Will your child get it? HPV vaccine programme gets extended to men up to age 22 – TheLiberal.ie – Our News, Your Views

Will your child get it? HPV vaccine programme gets extended to men up to age 22

The availability of the vaccine to protect against certain types of cancer is being extended to men up to age 22, reports RTE.

Since its launch last year, the Laura Brennan HPV (Human Papilloma Virus) Supplemental Immunization Program has been offering free HPV vaccine to all high school boys and girls who were previously eligible for the vaccine in school and who have not yet received it.

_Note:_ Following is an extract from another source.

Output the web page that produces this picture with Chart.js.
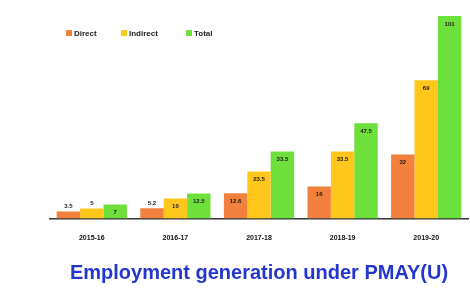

From Tuesday, newly eligible people can register to receive the vaccine on the hpv.ie website until 31 December.

It is also open to women under 25 who have graduated from high school and have not been previously vaccinated

The vaccine protects against the types of HPV that cause about 90% of cervical cancers, 90-95% of HPV-related anal cancers, and 90% of genital warts.

The program is named after Laura Brennan, who campaigned for greater use of the HPV vaccine before her death from cervical cancer in 2019 at the age of 26.

Minister for Health Stephen Donnelly said: “It is by increasing HPV vaccination and screening among our population that we will finally reach our goal of eliminating cervical cancer in Ireland. I’m also encouraging young men to take this opportunity to protect themselves against a number of cancers caused by HPV,” reports RTE.

Chief Medical Officer Professor Breda Smyth said: “The HPV vaccine is proven to be safe and effective and it saves lives. I am urging all young people who did not previously avail of the vaccine in school to consider getting it,” reports RTE.

Speaking on RTÉ’s Morning Ireland, Minister Donnelly said: “The vaccine is free, it will be administered via the vaccination clinics and it’s really important the vaccine protects men from several types of cancer, including mouth cancer, anal cancer, throat cancer. Also men can pass the virus on to women through sexual contact. So, it’s protecting women as well against cervical cancer and other cancers,” reports RTE.

“Our ambition is to eliminate cervical cancer in this country. A combination of HPV vaccines, HPV screening, earlier detection and better and better treatments mean that that is very much our ambition. And Ireland is being looked at around the world as a leading country in terms of vaccination and early detection and treatment,” he added, reports RTE.